Solar simulated hydrogen evolution using cobalt oxide nanoclusters deposited on titanium dioxide mesoporous materials prepared by evaporation induced self-assembly process

Cobalt containing TiO2 mesoporous materials were prepared by Evaporation-Induced Self-Assembly (EISA) process. The resulting mesoporous materials were characterized using powder X-ray diffraction (XRD), nitrogen physisorption, Raman spectroscopy, diffuse reflectance spectroscopy (DRS), transmission electron microscopy (TEM), X-ray photoelectron spectroscopy (XPS), and photoluminescence spectroscopy (PL). The photocatalytic activities of the mesoporous materials were investigated for hydrogen production under solar simulated conditions.
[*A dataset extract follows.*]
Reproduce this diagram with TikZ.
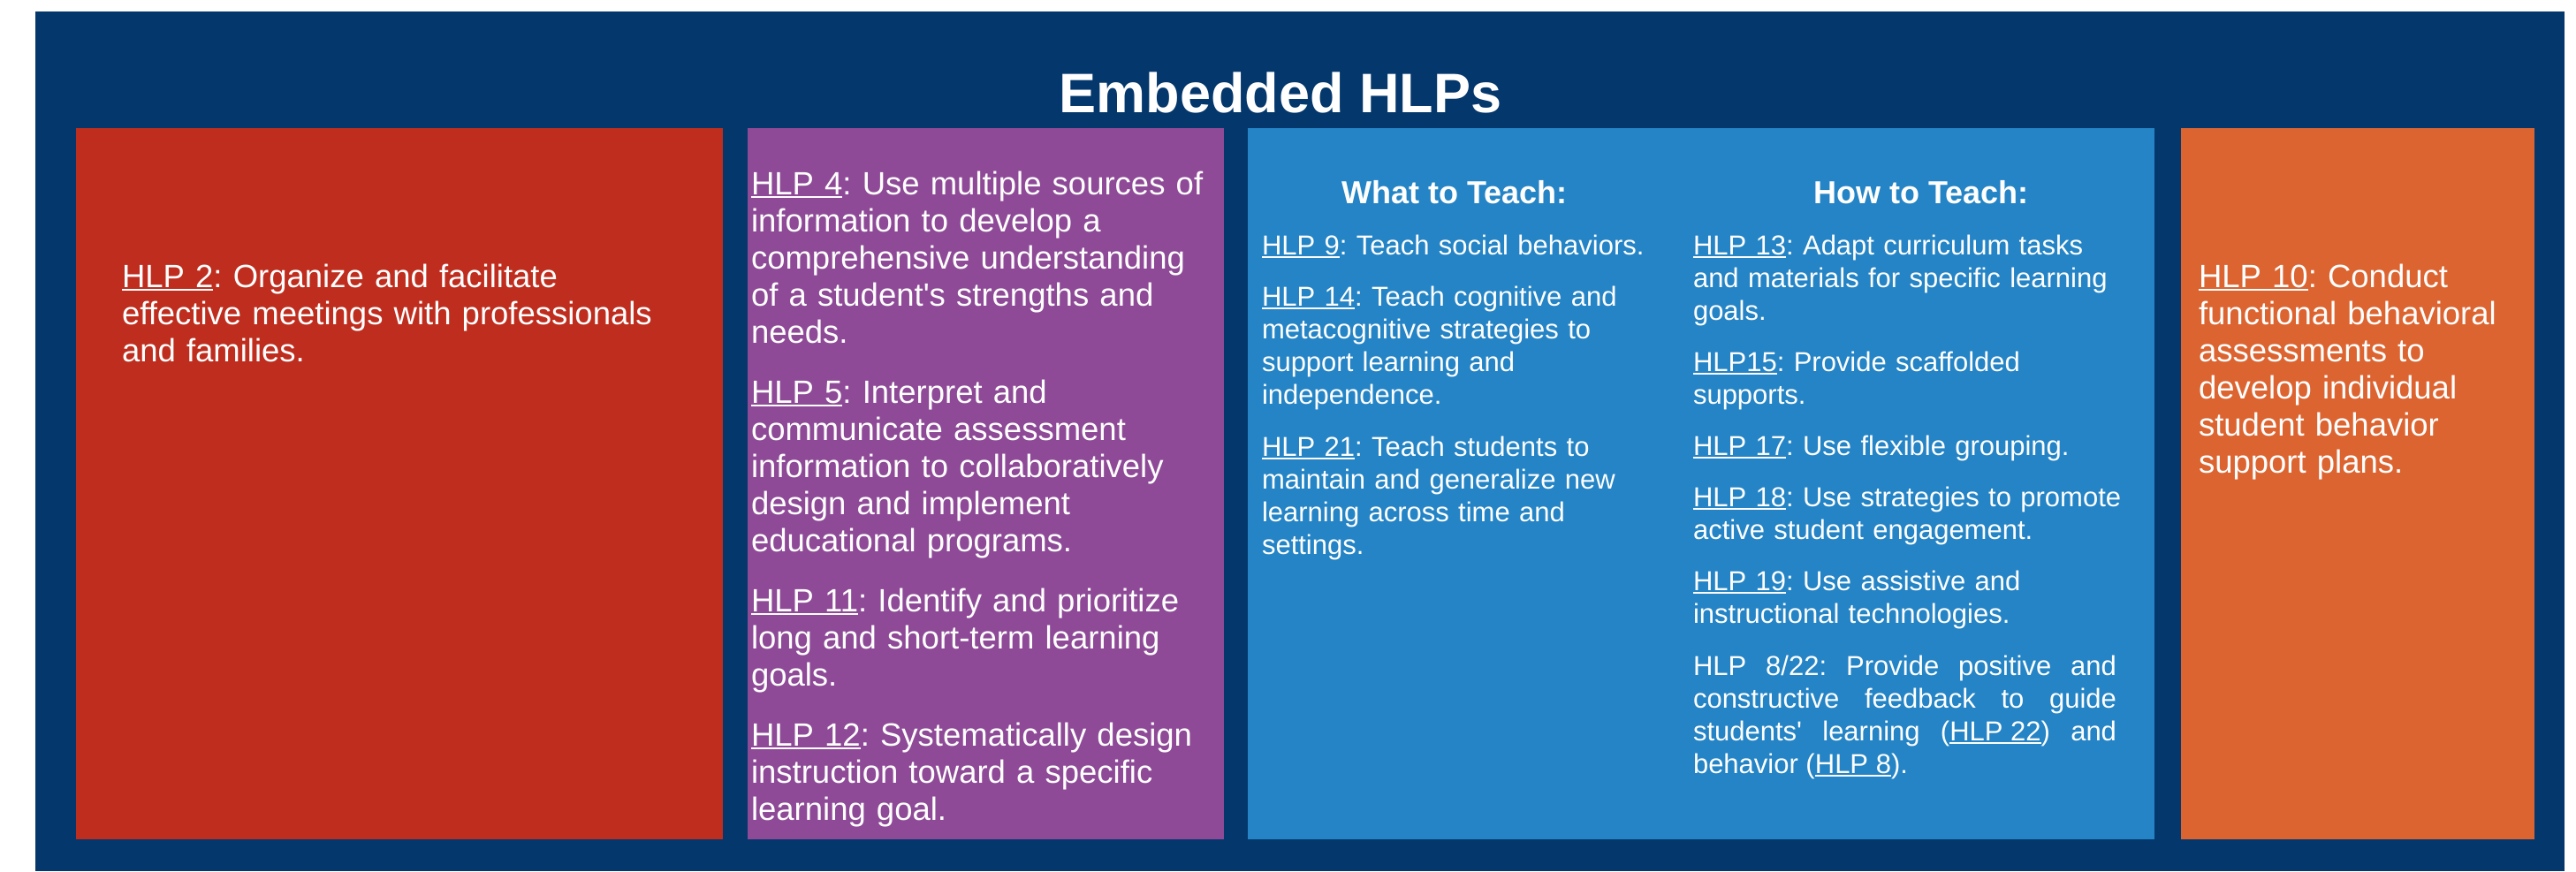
\documentclass[tikz,border=0pt]{standalone}
\usepackage{fontspec}
\setmainfont{Liberation Sans}
\usepackage{xcolor}
\usepackage{tikz}
\usetikzlibrary{positioning}

\definecolor{navy}{HTML}{04376C}
\definecolor{hlpred}{HTML}{BE2D1E}
\definecolor{hlppurple}{HTML}{8E4A97}
\definecolor{hlpblue}{HTML}{2484C5}
\definecolor{hlporange}{HTML}{DC6430}

\frenchspacing
\newsavebox{\hlpbox}
\newcommand{\hlp}[1]{\leavevmode\sbox{\hlpbox}{#1}\rlap{\rule[-0.12em]{\wd\hlpbox}{0.07em}}\usebox{\hlpbox}}

\begin{document}
\begin{tikzpicture}[inner sep=0pt, outer sep=0pt,
    frame/.style = {fill=navy, minimum width=2862pt, minimum height=973pt, anchor=north west},
    main/.style = {minimum height=805pt},
    big/.style = {text=white, align=left, anchor=base west, font=\fontsize{36.5}{42}\selectfont},
    small/.style = {text=white, align=left, anchor=base west, font=\fontsize{31}{37}\selectfont},
    head/.style = {text=white, anchor=base, font=\bfseries\fontsize{36}{43}\selectfont}]
    \fill[white] (0,0) rectangle (2915pt,-986pt);
    \useasboundingbox (0,0) rectangle (2915pt,-986pt);
    \node[frame] (1) at (40pt,-13pt) {};
    \node[text=white, anchor=base, font=\bfseries\fontsize{63}{70}\selectfont] (2) at (1449pt,-127pt) {Embedded HLPs};
    \node[main, fill=hlpred, minimum width=732pt] (3) [below right=132pt and 46pt of 1.north west] {};
    \node[main, fill=hlppurple, minimum width=539pt] (4) [right=28pt of 3] {};
    \node[main, fill=hlpblue, minimum width=1026pt] (5) [right=27pt of 4] {};
    \node[main, fill=hlporange, minimum width=400pt] (6) [right=30pt of 5] {};

    \node[big, text width=680pt, xshift=52pt, yshift=-180pt] (7) at (3.north west)
        {\hlp{HLP 2}: Organize and facilitate\\effective meetings with professionals\\and families.};
    \node[big, text width=530pt, xshift=4pt, yshift=-75pt] (8) at (4.north west)
        {\hlp{HLP 4}: Use multiple sources of\\information to develop a\\comprehensive understanding\\of a student\textquotesingle s strengths and\\needs.\\[26pt]
         \hlp{HLP 5}: Interpret and\\communicate assessment\\information to collaboratively\\design and implement\\educational programs.\\[26pt]
         \hlp{HLP 11}: Identify and prioritize\\long and short-term learning\\goals.\\[26pt]
         \hlp{HLP 12}: Systematically design\\instruction toward a specific\\learning goal.};
    \node[head, xshift=234pt, yshift=-85pt] (9) at (5.north west) {What to Teach:};
    \node[head, xshift=762pt, yshift=-85pt] (10) at (5.north west) {How to Teach:};
    \node[small, text width=470pt, xshift=16pt, yshift=-143pt] (11) at (5.north west)
        {\hlp{HLP 9}: Teach social behaviors.\\[21.5pt]
         \hlp{HLP 14}: Teach cognitive and\\metacognitive strategies to\\support learning and\\independence.\\[21.5pt]
         \hlp{HLP 21}: Teach students to\\maintain and generalize new\\learning across time and\\settings.};
    \node[small, text width=490pt, xshift=504pt, yshift=-143pt] (12) at (5.north west)
        {\hlp{HLP 13}: Adapt curriculum tasks\\and materials for specific learning\\goals.\\[21pt]
         \hlp{HLP15}: Provide scaffolded\\supports.\\[21pt]
         \hlp{HLP 17}: Use flexible grouping.\\[21pt]
         \hlp{HLP 18}: Use strategies to promote\\active student engagement.\\[21pt]
         \hlp{HLP 19}: Use assistive and\\instructional technologies.};
    \node[small, align=justify, text width=479pt, xshift=504pt, yshift=-619pt] (13) at (5.north west)
        {HLP 8/22: Provide positive and\linebreak constructive feedback to guide\linebreak students\textquotesingle\ learning (\hlp{HLP 22}) and\linebreak behavior (\hlp{HLP 8}).};
    \node[big, text width=380pt, xshift=20pt, yshift=-180pt] (14) at (6.north west)
        {\hlp{HLP 10}: Conduct\\functional behavioral\\assessments to\\develop individual\\student behavior\\support plans.};
\end{tikzpicture}
\end{document}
The non-modified TiO2 sample produced only 4 μmole H2/g catalyst after 4 h of irradiation. In contrast, the Co containing mesoporous materials produced significantly higher amounts of hydrogen under identical conditions. The highest solar hydrogen evolution (634 μmole H2/g catalyst after 4 h of irradiation) was from the Co-TiO2-0.5 material. The physico-chemical characterization results indicate that the Co2+ ions are dispersed as oxide species on the surface of the mesoporous titania. These cobalt surface species act as trap sites preventing recombination of the charge carriers as shown by PL measurements. The addition of Co2+ ions to the synthesis mixture prevents the formation of anatase-to-rutile which favorably permits more solar hydrogen production.